3. Everything is made up! Literally all of it. Some of it is helpful but most of it. Not really. You can decide for yourself how you live your life. Most people encouraging you to follow the rules either aren’t following them themselves or are miserable because they do. Choose for yourself.
4. Don’t take things personally, especially when someone doesn’t know you personally. You’re still human, so if something hurts your feelings, that’s ok. Be human. Cry, feel, then question why. If someone criticizes you or gives you feedback, it’s up to you to determine whether that feedback is relevant or valid. Either way, don’t make it about your value as a person or (insert title here). Learn from it if you can, release it if not.
Any places to eat or things to do that you can share with our readers? If they have a friend visiting town, what are some spots they could take them to?
I’m a bit of a homebody and newer to Houston, so my list may be a little limited. My favorite brunch spot and the place I recommend for all people coming from out of town is the Breakfast Klub. I don’t care what anyone says, the food slaps and I love the service. Just go on a weekday. For a vibe, I recommend Little Hen or the Honey Hole. They’re super cute and IG worthy but also have good food. I would also recommend Wild Coffee Shop, Bar, and Dispensary for their croissant and coffee if you want to take a little break and chat. Then head over to Sixty Vines for some good food and wine. One of my favorite places to visit weekly is Kindred Stories, a Black owned bookstore in the 3rd ward. If you like oysters, hit up Caracol for their happy hour. If you’re trying to get fancy, Steak 48 wins for me every time for their ribeye, dessert, and ambiance. Otherwise, I’m in the house.

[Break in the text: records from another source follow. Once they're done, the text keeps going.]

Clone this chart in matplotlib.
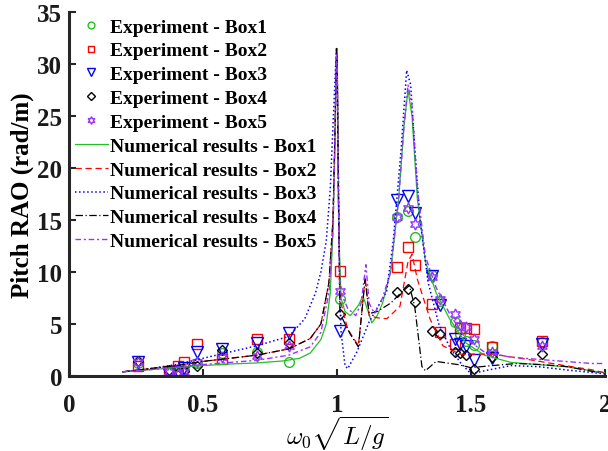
import numpy as np
import matplotlib
matplotlib.use("Agg")
import matplotlib.pyplot as plt

plt.rcParams['font.family'] = ['Liberation Serif', 'DejaVu Serif']
plt.rcParams['font.weight'] = 'bold'
plt.rcParams['mathtext.fontset'] = 'cm'

# experiment points (nondimensional frequency, pitch RAO)
x_exp = [0.257, 0.373, 0.407, 0.43, 0.477, 0.57, 0.70, 0.82, 1.011,
         1.224, 1.265, 1.29, 1.355, 1.385, 1.44, 1.46, 1.48, 1.51, 1.58, 1.765]
box1_exp = [1.2, 0.4, 0.3, 0.6, 1.2, 2.2, 2.3, 1.35, 7.4,
            15.3, 15.9, 13.4, 9.7, 7.2, 5.2, 4.0, 3.4, 3.0, 2.9, 3.3]
box2_exp = [1.0, 0.5, 0.97, 1.3, 3.1, 1.6, 3.6, 3.6, 10.1,
            10.5, 12.4, 10.7, 6.9, 4.2, 3.1, 4.6, 4.6, 4.5, 2.8, 3.4]
box3_exp = [1.3, 0.2, 0.4, 0.8, 2.3, 2.6, 3.2, 4.1, 4.3,
            16.9, 17.3, 15.7, 9.6, 6.8, 3.6, 3.1, 2.9, 1.5, 1.7, 3.1]
box4_exp = [1.4, 0.6, 0.3, 0.5, 1.0, 2.5, 2.2, 3.2, 6.0,
            8.1, 8.4, 7.1, 4.3, 4.0, 2.3, 2.2, 2.0, 0.7, 1.8, 2.1]
box5_exp = [1.3, 0.4, 0.2, 0.4, 1.35, 1.8, 1.9, 2.9, 8.2,
            15.3, 16.2, 14.6, 9.5, 7.4, 6.0, 4.9, 4.7, 3.6, 2.3, 2.9]

# numerical results
x_b1 = [0.20, 0.30, 0.40, 0.50, 0.60, 0.70, 0.80, 0.86, 0.90, 0.94, 0.96, 0.975,
        0.985, 0.992, 0.997, 1.000, 1.003, 1.008, 1.015, 1.03, 1.05, 1.08, 1.097,
        1.13, 1.15, 1.17, 1.20, 1.23, 1.25, 1.265, 1.28, 1.30, 1.33, 1.37, 1.42,
        1.48, 1.55, 1.65, 1.75, 1.85, 1.95, 2.00]
y_b1 = [0.4, 0.6, 0.8, 1.0, 1.15, 1.25, 1.45, 1.7, 2.2, 3.5, 5.0, 8.0,
        14.0, 22.0, 30.0, 31.5, 25.0, 13.0, 7.5, 6.2, 5.8, 6.8, 7.7,
        5.1, 5.8, 7.0, 10.0, 17.0, 24.0, 27.5, 25.0, 17.0, 11.0, 8.0, 5.5,
        3.2, 2.0, 1.3, 1.1, 0.9, 0.5, 0.3]

x_b2 = [0.20, 0.30, 0.40, 0.50, 0.60, 0.70, 0.82, 0.90, 0.94, 0.97, 0.985,
        0.993, 0.998, 1.001, 1.005, 1.011, 1.04, 1.08, 1.105, 1.12, 1.15, 1.186,
        1.235, 1.265, 1.28, 1.30, 1.347, 1.395, 1.46, 1.58, 1.71, 1.85, 1.95, 2.00]
y_b2 = [0.4, 0.7, 1.0, 1.4, 1.7, 2.0, 2.6, 3.6, 5.0, 9.0, 15.0,
        24.0, 31.5, 30.0, 18.0, 7.4, 4.5, 2.9, 9.5, 5.8, 5.6, 5.5,
        6.7, 11.0, 11.7, 9.3, 5.5, 2.9, 2.1, 2.1, 1.6, 1.0, 0.6, 0.3]

x_b3 = [0.20, 0.30, 0.40, 0.50, 0.60, 0.70, 0.82, 0.88, 0.92, 0.94, 0.96, 0.975,
        0.99, 0.997, 1.000, 1.005, 1.010, 1.015, 1.03, 1.04, 1.074, 1.12, 1.185,
        1.21, 1.24, 1.26, 1.275, 1.29, 1.31, 1.34, 1.38, 1.42, 1.46, 1.50, 1.55,
        1.65, 1.75, 1.85, 2.00]
y_b3 = [0.4, 0.7, 1.1, 1.7, 2.3, 2.9, 3.8, 5.5, 8.0, 10.0, 13.0, 18.0,
        27.0, 31.0, 31.0, 20.0, 8.0, 4.3, 1.0, 0.7, 2.3, 5.2, 8.1,
        13.0, 22.0, 29.4, 28.0, 22.0, 15.0, 9.0, 5.0, 2.8, 1.3, 0.2, 0.5,
        1.0, 0.9, 0.6, 0.2]

x_b4 = [0.20, 0.30, 0.40, 0.50, 0.60, 0.70, 0.82, 0.90, 0.94, 0.97, 0.985,
        0.993, 0.998, 1.001, 1.005, 1.011, 1.05, 1.08, 1.105, 1.12, 1.15, 1.20,
        1.235, 1.27, 1.29, 1.317, 1.33, 1.37, 1.45, 1.50, 1.58, 1.67, 1.76, 1.86,
        1.98]
y_b4 = [0.4, 0.7, 1.0, 1.4, 1.7, 2.0, 2.6, 3.6, 5.0, 9.0, 15.0,
        24.0, 31.5, 30.0, 18.0, 6.0, 4.0, 2.8, 9.3, 6.0, 6.2, 7.0,
        7.9, 8.7, 6.7, 0.9, 0.5, 1.4, 1.1, 0.8, 1.0, 1.2, 1.1, 0.9,
        0.3]

x_b5 = [0.20, 0.30, 0.40, 0.50, 0.60, 0.70, 0.82, 0.90, 0.94, 0.97, 0.985,
        0.993, 0.998, 1.001, 1.005, 1.011, 1.04, 1.07, 1.09, 1.108, 1.12, 1.14,
        1.17, 1.20, 1.23, 1.25, 1.265, 1.28, 1.30, 1.33, 1.37, 1.42, 1.48, 1.55,
        1.65, 1.75, 1.85, 1.95, 2.00]
y_b5 = [0.4, 0.6, 0.85, 1.1, 1.3, 1.5, 2.0, 2.8, 4.2, 8.0, 14.0,
        23.0, 31.0, 30.0, 17.0, 8.2, 6.5, 5.8, 7.0, 10.7, 7.0, 6.0,
        7.5, 10.0, 17.0, 24.0, 28.0, 26.0, 18.0, 11.5, 8.5, 6.0, 3.6, 2.3,
        1.8, 1.6, 1.4, 1.2, 1.2]

green = '#22c022'
purple = '#9933ff'

fig = plt.figure(figsize=(6.08, 4.52), dpi=100)
ax = fig.add_axes([0.1135, 0.166, 0.8815, 0.805])

ms = 7
ax.plot(x_exp, box1_exp, 'o', ms=ms, mfc='none', mec=green, mew=1.0, label='Experiment - Box1')
ax.plot(x_exp, box2_exp, 's', ms=ms - 0.5, mfc='none', mec='red', mew=1.0, label='Experiment - Box2')
ax.plot(x_exp, box3_exp, 'v', ms=ms + 1, mfc='none', mec='blue', mew=1.0, label='Experiment - Box3')
ax.plot(x_exp, box4_exp, 'D', ms=ms - 1.5, mfc='none', mec='black', mew=1.0, label='Experiment - Box4')
ax.plot(x_exp, box5_exp, marker=(6, 1, 0), ls='none', ms=ms + 1, mfc='none', mec=purple, mew=1.0,
        label='Experiment - Box5')

ax.plot(x_b1, y_b1, '-', color=green, lw=0.9, label='Numerical results - Box1')
ax.plot(x_b2, y_b2, '--', color='red', lw=0.9, dashes=(5, 3), label='Numerical results - Box2')
ax.plot(x_b3, y_b3, ':', color='blue', lw=1.1, label='Numerical results - Box3')
ax.plot(x_b4, y_b4, '-.', color='black', lw=0.9, dashes=(6, 2, 1, 2), label='Numerical results - Box4')
ax.plot(x_b5, y_b5, '-.', color=purple, lw=1.0, dashes=(4, 2, 1.5, 2), label='Numerical results - Box5')

ax.set_xlim(0, 2)
ax.set_ylim(0, 35)
ax.set_xticks([0, 0.5, 1, 1.5, 2])
ax.set_xticklabels(['0', '0.5', '1', '1.5', '2'])
ax.set_yticks(np.arange(0, 36, 5))
ax.tick_params(direction='in', length=5, width=1.5, labelsize=18, colors='#262626')
ax.tick_params(axis='x', pad=12)
ax.tick_params(axis='y', pad=5)
for lab in ax.get_xticklabels() + ax.get_yticklabels():
    lab.set_fontweight('bold')
    lab.set_color('#1a1a1a')

for s in ['top', 'right']:
    ax.spines[s].set_visible(False)
for s in ['left', 'bottom']:
    ax.spines[s].set_linewidth(2.2)
    ax.spines[s].set_color('#262626')

ax.set_ylabel('Pitch RAO (rad/m)', fontsize=18, fontweight='bold', labelpad=2)
ax.set_xlabel(r'$\omega_0\sqrt{L/g}$', fontsize=18, labelpad=-1.5)

leg = ax.legend(loc='upper left', bbox_to_anchor=(0.0, 1.0), frameon=False,
                prop={'family': 'Liberation Serif', 'weight': 'bold', 'size': 14},
                handlelength=1.7, handletextpad=0.1, labelspacing=0.32,
                borderaxespad=0.0, borderpad=0.3, markerscale=0.7)

fig.savefig('out.png', dpi=100)
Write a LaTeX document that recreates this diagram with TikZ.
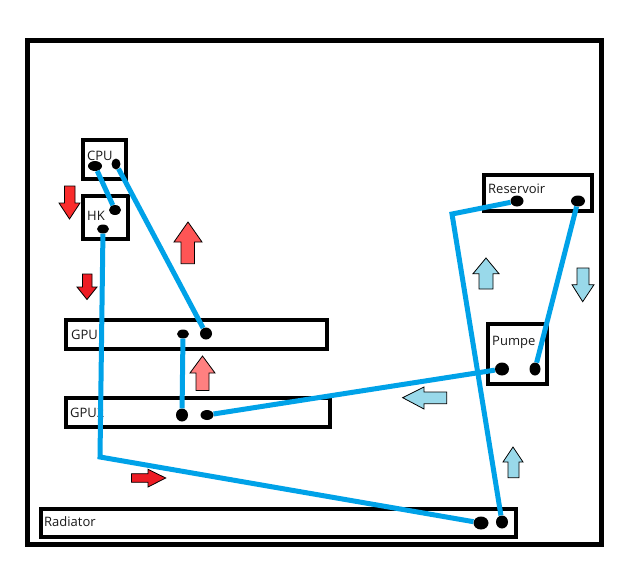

Shoutout is all about shouting out others who you feel deserve additional recognition and exposure. Who would you like to shoutout?
There are way too many people to name. This work does not happen without many resources, supporters, and mentors. If I had to name someone, I would have to shoutout my business bestie, Wanda Swan, who is the CEO of Start by Talking, LLC, anti-oppression education, assessment, and multimedia company that supports leaders and organizations in interrogating their personal and professional relationships with anti-Blackness and White Supremacy. She has been such a huge supporter and friend as a fellow entrepreneur and is doing amazing anti-oppressive work in the coaching and consulting space. She keeps me encouraged and continues to show me what is possible when you stay committed to your vision!